UC Irvine Engineering Researchers Develop New Method for Controlling Light in Nanomaterials

From left are Mashnoon Alam Sakib, Naveed Hussain and Maxim R. Shcherbakov.

Findings open a simpler path to tunable nanoscale optical materials

May 28, 2026 - A team of researchers led by Assistant Professor Maxim Shcherbakov in the UC Irvine Nhu Department of Electrical Engineering and Computer Science has developed a simple way to change how infrared light moves through an ultrathin crystal using only heat and pressure.

The study, published in ACS Nano, was carried out in collaboration with researchers from UCI’s Department of Physics and Astronomy and Department of Mechanical and Aerospace Engineering. It shows that carefully introduced defects inside a crystal can provide a new way to tune its optical behavior without complex fabrication or chemical additives.

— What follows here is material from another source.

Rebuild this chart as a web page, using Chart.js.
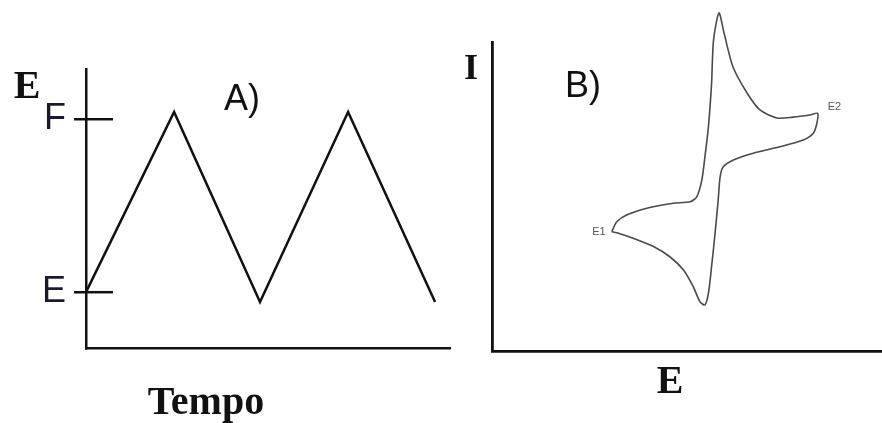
<!DOCTYPE html>
<html>
<head>
<meta charset="utf-8">
<script src="https://cdn.jsdelivr.net/npm/chart.js@4"></script>
<style>
  html, body { margin: 0; padding: 0; background: #fff; }
  #wrap { position: relative; width: 882px; height: 423px; overflow: hidden; }
  canvas { position: absolute; top: 0; }
  #graficoA { left: 0; }
  #graficoB { left: 460px; }
</style>
</head>
<body>
<div id="wrap">
  <canvas id="graficoA" width="460" height="423"></canvas>
  <canvas id="graficoB" width="422" height="423"></canvas>
</div>
<script>
// A) potencial aplicado x tempo (onda triangular)
const tempoA = [0, 24.2, 47.8, 72, 95.9];
const potencialA = [20, 84.6, 16.5, 84.6, 16.5];
const marcasA = [20, 82];
const rotulosA = ["E", "F"];

// B) voltamograma ciclico, I x E (percorrido a partir de E1)
const potencialB = [30.7, 32.0, 34.5, 39.7, 46.5, 50.8, 52.5, 53.8, 54.6, 55.5, 56.3, 56.8, 58.2,
  59.5, 61.8, 65.4, 68.7, 73.1, 77.2, 81.5, 83.5, 83.3, 82.4, 79.8, 73.8, 67.0, 61.9,
  59.3, 58.5, 58.0, 57.2, 56.3, 55.5, 54.6, 53.3, 51.6, 49.1, 45.6, 41.4, 36.2, 32.0, 30.7];
const correnteB = [38.6, 41.8, 44.0, 46.2, 47.8, 48.3, 49.9, 55.3, 62.9, 72.6, 86.6, 100.6, 109.4,
  102.9, 91.9, 83.5, 78.0, 75.4, 75.7, 76.4, 76.9, 73.7, 70.5, 68.3, 66.1, 64.0, 61.8,
  59.6, 56.4, 48.9, 38.1, 27.3, 18.7, 14.9, 16.0, 20.8, 26.2, 30.5, 33.8, 36.5, 38.3, 38.6];
const rotuloE1 = "E1";
const rotuloE2 = "E2";
const indiceE2 = potencialB.indexOf(Math.max(...potencialB));

const preto = "#111";
const serifa = "'Liberation Serif', 'Times New Roman', serif";
const sans = "'Liberation Sans', Arial, sans-serif";

function escrever(ctx, texto, x, y, fonte, cor, alinh) {
  ctx.save();
  ctx.font = fonte;
  ctx.fillStyle = cor || preto;
  ctx.textAlign = alinh || "center";
  ctx.textBaseline = "middle";
  ctx.fillText(texto, x, y);
  ctx.restore();
}

const textosA = {
  id: "textosA",
  afterDatasetsDraw(chart) {
    const ctx = chart.ctx;
    const y = chart.scales.y;
    const area = chart.chartArea;
    // parte interna das marcas E e F
    ctx.save();
    ctx.strokeStyle = preto;
    ctx.lineWidth = 2.5;
    marcasA.forEach(v => {
      const py = y.getPixelForValue(v);
      ctx.beginPath();
      ctx.moveTo(area.left, py);
      ctx.lineTo(area.left + 27, py);
      ctx.stroke();
    });
    ctx.restore();
    escrever(ctx, "E", 27, 88, "bold 40px " + serifa);
    escrever(ctx, "A)", 242, 100, "36px " + sans);
    escrever(ctx, "Tempo", 206, 404, "bold 40px " + serifa);
  }
};

new Chart(document.getElementById("graficoA"), {
  type: "line",
  data: {
    datasets: [{
      data: tempoA.map((t, i) => ({ x: t, y: potencialA[i] })),
      borderColor: preto,
      borderWidth: 2.5,
      pointRadius: 0,
      tension: 0,
      fill: false
    }]
  },
  options: {
    responsive: false,
    animation: false,
    layout: { padding: { left: 42, top: 69, right: 10, bottom: 75 } },
    plugins: { legend: { display: false }, tooltip: { enabled: false } },
    scales: {
      x: {
        type: "linear",
        min: 0,
        max: 100,
        ticks: { display: false },
        grid: { display: false },
        border: { color: preto, width: 2.5 },
        afterFit: s => { s.height = 0; }
      },
      y: {
        min: 0,
        max: 100,
        afterBuildTicks: s => { s.ticks = marcasA.map(v => ({ value: v })); },
        ticks: {
          autoSkip: false,
          padding: 8,
          color: "#1a1a2a",
          font: { family: sans, size: 36 },
          callback: (v, i) => rotulosA[i]
        },
        grid: { drawOnChartArea: false, tickLength: 12, color: preto, lineWidth: 2.5 },
        border: { color: preto, width: 2.5 },
        afterFit: s => { s.width = 44; }
      }
    }
  },
  plugins: [textosA]
});

const textosB = {
  id: "textosB",
  afterDatasetsDraw(chart) {
    const ctx = chart.ctx;
    const x = chart.scales.x;
    const y = chart.scales.y;
    escrever(ctx, "I", 11, 70, "bold 36px " + serifa);
    escrever(ctx, "B)", 123, 87, "36px " + sans);
    escrever(ctx, "E", 210, 383, "bold 40px " + serifa);
    escrever(ctx, rotuloE1, x.getPixelForValue(potencialB[0]) - 6, y.getPixelForValue(correnteB[0]),
      "11px " + sans, "#555", "right");
    escrever(ctx, rotuloE2, x.getPixelForValue(potencialB[indiceE2]) + 10, y.getPixelForValue(correnteB[indiceE2]) - 6,
      "11px " + sans, "#555", "left");
  }
};

new Chart(document.getElementById("graficoB"), {
  type: "line",
  data: {
    datasets: [{
      data: potencialB.map((e, i) => ({ x: e, y: correnteB[i] })),
      borderColor: "#4a4a4a",
      borderWidth: 1.6,
      pointRadius: 0,
      tension: 0.25,
      fill: false,
      clip: false
    }]
  },
  options: {
    responsive: false,
    animation: false,
    layout: { padding: { left: 32, top: 42, right: 0, bottom: 72 } },
    plugins: { legend: { display: false }, tooltip: { enabled: false } },
    scales: {
      x: {
        type: "linear",
        min: 0,
        max: 100,
        ticks: { display: false },
        grid: { display: false },
        border: { color: preto, width: 2.8 },
        afterFit: s => { s.height = 0; }
      },
      y: {
        min: 0,
        max: 100,
        ticks: { display: false },
        grid: { display: false },
        border: { color: preto, width: 2.8 },
        afterFit: s => { s.width = 0; }
      }
    }
  },
  plugins: [textosB]
});
</script>
</body>
</html>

The findings point to a new strategy for controlling light in nanomaterials: rather than adding complexity, researchers can make carefully chosen changes within the material itself. The material at the center of the work is alpha-molybdenum trioxide, or α-MoO₃, a layered crystal known for its unusual interaction with infrared light. In this material, light couples with the crystal lattice vibrations, forming hybrid waves called phonon polaritons. These waves can confine infrared energy to spaces far smaller than the wavelength of light itself, making them promising for future technologies, such as compact sensors, thermal imaging systems and nanoscale optical circuits.

A major challenge, however, has been finding practical ways to control these waves. Previous methods often relied on intricate nanofabrication, chemical modification or energetic particle beams, which can damage the material or reduce its performance.

The UCI team found a gentler alternative. They placed thin α-MoO₃ flakes between silicon wafers, applied mild pressure, and heated them to temperatures comparable to those of a household oven. This treatment removed a small number of oxygen atoms from the crystal, leaving behind atomic-scale vacancies. The heating and cooling process also left the material slightly compressed.

“What is exciting about this approach is its simplicity,” said Mashnoon Alam Sakib, a graduate student in Shcherbakov’s group and the study’s first author. “Instead of building complicated nanostructures or introducing foreign elements, we use a straightforward thermal process to reshape the material’s optical behavior from within.”

To observe the effect, the researchers used photo-induced force microscopy, a technique capable of mapping nanoscale light waves that are invisible to ordinary microscopes. They found that the treated crystals carried polariton waves with noticeably altered wavelengths—an average shift of about 13%, reaching up to 24% in some regions.

“These waves are far too small to observe with conventional optics,” said Naveed Hussain, a former postdoctoral researcher in Shcherbakov’s group, now at Toyota Research Institute of North America. “The microscopy allowed us to directly visualize how the heat-and-pressure treatment changed the way infrared energy travels through the crystal.”

Importantly, the material retained much of its performance. Modifying a crystal often causes light-based waves to fade more quickly, but in this case, the engineered polaritons remained relatively long-lived, with only a moderate reduction compared with the untreated material.

“There is usually a trade-off between tuning a material and preserving the quality of the waves it supports,” Shcherbakov said. “Here, we were able to achieve a meaningful change in optical response while keeping the polaritons robust enough to remain useful.”

UCI researchers collaborating on the study include Mariia Stepanova and Kumar Wickramasinghe from the Nhu Department of Electrical Engineering and Computer Science; William Harris, Joshua Bocanegra and Ruqian Wu from the Department of Physics and Astronomy; and Juan Diego Sanchez and Camilo Velez from the Department of Mechanical and Aerospace Engineering.